Items from a dataset:
····················

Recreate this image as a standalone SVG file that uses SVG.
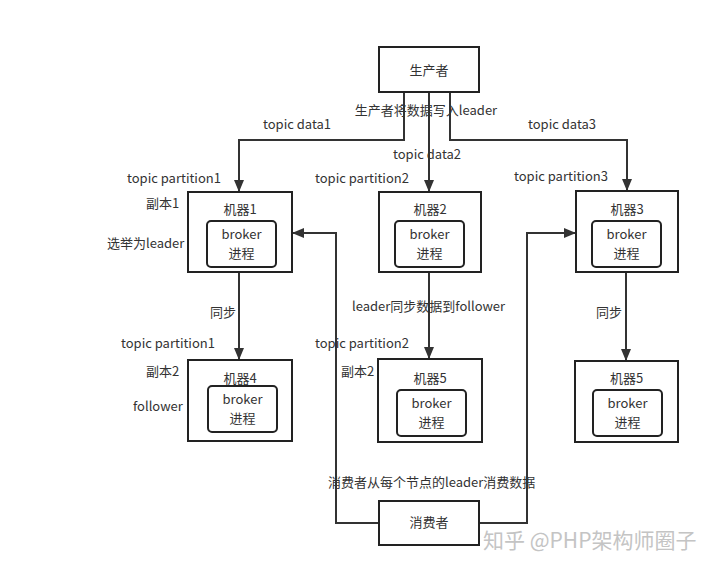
<svg xmlns="http://www.w3.org/2000/svg" width="720" height="577" viewBox="0 0 720 577">
<defs>
<style>
.box{fill:#fff;stroke:#222;stroke-width:2}
.inner{fill:#fff;stroke:#222;stroke-width:2}
.t{font-family:"Noto Sans CJK SC","Noto Sans",sans-serif;font-size:13px;fill:#333}
.c{text-anchor:middle}
.ln{fill:none;stroke:#333;stroke-width:2}
.wm{font-family:"Noto Sans CJK SC","Noto Sans",sans-serif;font-size:21px;fill:#c4c4c4}
</style>
<marker id="arr" viewBox="0 0 12 12" refX="11" refY="6" markerWidth="12" markerHeight="12" markerUnits="userSpaceOnUse" orient="auto">
<path d="M0,1 L12,6 L0,11 Z" fill="#333"/>
</marker>
</defs>
<rect width="720" height="577" fill="#fff"/>
<g id="connectors">
<path class="ln" d="M404,92 V140 H239 V191" marker-end="url(#arr)"/>
<path class="ln" d="M429,92 V191" marker-end="url(#arr)"/>
<path class="ln" d="M450,92 V140 H627 V190" marker-end="url(#arr)"/>
<path class="ln" d="M239,272 V359" marker-end="url(#arr)"/>
<path class="ln" d="M429,272 V358" marker-end="url(#arr)"/>
<path class="ln" d="M626,272 V360" marker-end="url(#arr)"/>
<path class="ln" d="M379,523 H336 V233 H293" marker-end="url(#arr)"/>
<path class="ln" d="M479,523 H527 V233 H575" marker-end="url(#arr)"/>
</g>
<g id="producer">
<rect class="box" x="379" y="47" width="100" height="45"/>
<text class="t c" x="429" y="75">生产者</text>
</g>
<g id="machine1">
<rect class="box" x="188" y="192" width="104" height="80"/>
<text class="t c" x="240" y="214">机器1</text>
<rect class="inner" x="207" y="221" width="69" height="46" rx="4"/>
<text class="t c" x="241.5" y="239">broker</text>
<text class="t c" x="241.5" y="258">进程</text>
</g>
<g id="machine2">
<rect class="box" x="379" y="192" width="102" height="80"/>
<text class="t c" x="430" y="214">机器2</text>
<rect class="inner" x="395" y="221" width="69" height="46" rx="4"/>
<text class="t c" x="429.5" y="239">broker</text>
<text class="t c" x="429.5" y="258">进程</text>
</g>
<g id="machine3">
<rect class="box" x="576" y="191" width="102" height="81"/>
<text class="t c" x="627" y="214">机器3</text>
<rect class="inner" x="592" y="221" width="69" height="46" rx="4"/>
<text class="t c" x="626.5" y="239">broker</text>
<text class="t c" x="626.5" y="258">进程</text>
</g>
<g id="machine4">
<rect class="box" x="188" y="360" width="104" height="81"/>
<text class="t c" x="240" y="383">机器4</text>
<rect class="inner" x="208" y="386" width="69" height="46" rx="4"/>
<text class="t c" x="242.5" y="404">broker</text>
<text class="t c" x="242.5" y="423">进程</text>
</g>
<g id="machine5a">
<rect class="box" x="378" y="359" width="104" height="83"/>
<text class="t c" x="430" y="383">机器5</text>
<rect class="inner" x="397" y="390" width="69" height="46" rx="4"/>
<text class="t c" x="431.5" y="408">broker</text>
<text class="t c" x="431.5" y="427">进程</text>
</g>
<g id="machine5b">
<rect class="box" x="575" y="361" width="103" height="81"/>
<text class="t c" x="626.5" y="383">机器5</text>
<rect class="inner" x="593" y="390" width="69" height="46" rx="4"/>
<text class="t c" x="627.5" y="408">broker</text>
<text class="t c" x="627.5" y="427">进程</text>
</g>
<g id="consumer">
<rect class="box" x="379" y="501" width="100" height="44"/>
<text class="t c" x="429" y="527">消费者</text>
</g>
<g id="labels">
<text class="t c" x="426" y="115">生产者将数据写入leader</text>
<text class="t" x="263" y="129">topic data1</text>
<text class="t" x="528" y="129">topic data3</text>
<text class="t" x="393" y="159">topic data2</text>
<text class="t" x="127" y="183">topic partition1</text>
<text class="t" x="315" y="183">topic partition2</text>
<text class="t" x="514" y="181">topic partition3</text>
<text class="t" x="146" y="208">副本1</text>
<text class="t" x="107" y="248">选举为leader</text>
<text class="t" x="210" y="317">同步</text>
<text class="t" x="352" y="311">leader同步数据到follower</text>
<text class="t" x="596" y="317">同步</text>
<text class="t" x="121" y="348">topic partition1</text>
<text class="t" x="315" y="348">topic partition2</text>
<text class="t" x="146" y="376">副本2</text>
<text class="t" x="341" y="376">副本2</text>
<text class="t" x="133" y="411">follower</text>
<text class="t" x="328" y="487">消费者从每个节点的leader消费数据</text>
<text class="wm" x="483" y="548">知乎 @PHP架构师圈子</text>
</g>
</svg>
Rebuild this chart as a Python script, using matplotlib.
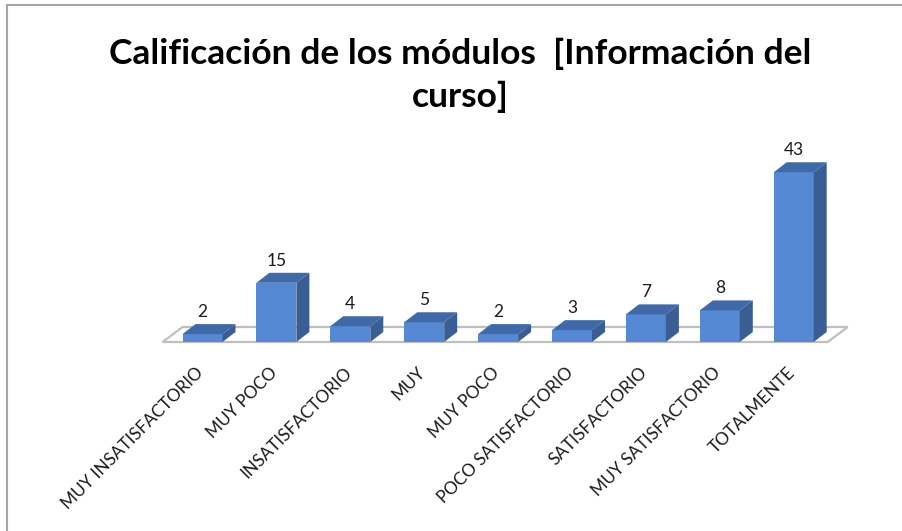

····················

Transcribe all of the entries word for word, but skip any pictures they contain.

Recreate this image as a standalone SVG file that uses SVG.
<svg xmlns="http://www.w3.org/2000/svg" width="720" height="577" viewBox="0 0 720 577">
<defs>
<style>
.box{fill:#fff;stroke:#222;stroke-width:2}
.inner{fill:#fff;stroke:#222;stroke-width:2}
.t{font-family:"Noto Sans CJK SC","Noto Sans",sans-serif;font-size:13px;fill:#333}
.c{text-anchor:middle}
.ln{fill:none;stroke:#333;stroke-width:2}
.wm{font-family:"Noto Sans CJK SC","Noto Sans",sans-serif;font-size:21px;fill:#c4c4c4}
</style>
<marker id="arr" viewBox="0 0 12 12" refX="11" refY="6" markerWidth="12" markerHeight="12" markerUnits="userSpaceOnUse" orient="auto">
<path d="M0,1 L12,6 L0,11 Z" fill="#333"/>
</marker>
</defs>
<rect width="720" height="577" fill="#fff"/>
<g id="connectors">
<path class="ln" d="M404,92 V140 H239 V191" marker-end="url(#arr)"/>
<path class="ln" d="M429,92 V191" marker-end="url(#arr)"/>
<path class="ln" d="M450,92 V140 H627 V190" marker-end="url(#arr)"/>
<path class="ln" d="M239,272 V359" marker-end="url(#arr)"/>
<path class="ln" d="M429,272 V358" marker-end="url(#arr)"/>
<path class="ln" d="M626,272 V360" marker-end="url(#arr)"/>
<path class="ln" d="M379,523 H336 V233 H293" marker-end="url(#arr)"/>
<path class="ln" d="M479,523 H527 V233 H575" marker-end="url(#arr)"/>
</g>
<g id="producer">
<rect class="box" x="379" y="47" width="100" height="45"/>
<text class="t c" x="429" y="75">生产者</text>
</g>
<g id="machine1">
<rect class="box" x="188" y="192" width="104" height="80"/>
<text class="t c" x="240" y="214">机器1</text>
<rect class="inner" x="207" y="221" width="69" height="46" rx="4"/>
<text class="t c" x="241.5" y="239">broker</text>
<text class="t c" x="241.5" y="258">进程</text>
</g>
<g id="machine2">
<rect class="box" x="379" y="192" width="102" height="80"/>
<text class="t c" x="430" y="214">机器2</text>
<rect class="inner" x="395" y="221" width="69" height="46" rx="4"/>
<text class="t c" x="429.5" y="239">broker</text>
<text class="t c" x="429.5" y="258">进程</text>
</g>
<g id="machine3">
<rect class="box" x="576" y="191" width="102" height="81"/>
<text class="t c" x="627" y="214">机器3</text>
<rect class="inner" x="592" y="221" width="69" height="46" rx="4"/>
<text class="t c" x="626.5" y="239">broker</text>
<text class="t c" x="626.5" y="258">进程</text>
</g>
<g id="machine4">
<rect class="box" x="188" y="360" width="104" height="81"/>
<text class="t c" x="240" y="383">机器4</text>
<rect class="inner" x="208" y="386" width="69" height="46" rx="4"/>
<text class="t c" x="242.5" y="404">broker</text>
<text class="t c" x="242.5" y="423">进程</text>
</g>
<g id="machine5a">
<rect class="box" x="378" y="359" width="104" height="83"/>
<text class="t c" x="430" y="383">机器5</text>
<rect class="inner" x="397" y="390" width="69" height="46" rx="4"/>
<text class="t c" x="431.5" y="408">broker</text>
<text class="t c" x="431.5" y="427">进程</text>
</g>
<g id="machine5b">
<rect class="box" x="575" y="361" width="103" height="81"/>
<text class="t c" x="626.5" y="383">机器5</text>
<rect class="inner" x="593" y="390" width="69" height="46" rx="4"/>
<text class="t c" x="627.5" y="408">broker</text>
<text class="t c" x="627.5" y="427">进程</text>
</g>
<g id="consumer">
<rect class="box" x="379" y="501" width="100" height="44"/>
<text class="t c" x="429" y="527">消费者</text>
</g>
<g id="labels">
<text class="t c" x="426" y="115">生产者将数据写入leader</text>
<text class="t" x="263" y="129">topic data1</text>
<text class="t" x="528" y="129">topic data3</text>
<text class="t" x="393" y="159">topic data2</text>
<text class="t" x="127" y="183">topic partition1</text>
<text class="t" x="315" y="183">topic partition2</text>
<text class="t" x="514" y="181">topic partition3</text>
<text class="t" x="146" y="208">副本1</text>
<text class="t" x="107" y="248">选举为leader</text>
<text class="t" x="210" y="317">同步</text>
<text class="t" x="352" y="311">leader同步数据到follower</text>
<text class="t" x="596" y="317">同步</text>
<text class="t" x="121" y="348">topic partition1</text>
<text class="t" x="315" y="348">topic partition2</text>
<text class="t" x="146" y="376">副本2</text>
<text class="t" x="341" y="376">副本2</text>
<text class="t" x="133" y="411">follower</text>
<text class="t" x="328" y="487">消费者从每个节点的leader消费数据</text>
<text class="wm" x="483" y="548">知乎 @PHP架构师圈子</text>
</g>
</svg>
Rebuild this chart as a Python script, using matplotlib.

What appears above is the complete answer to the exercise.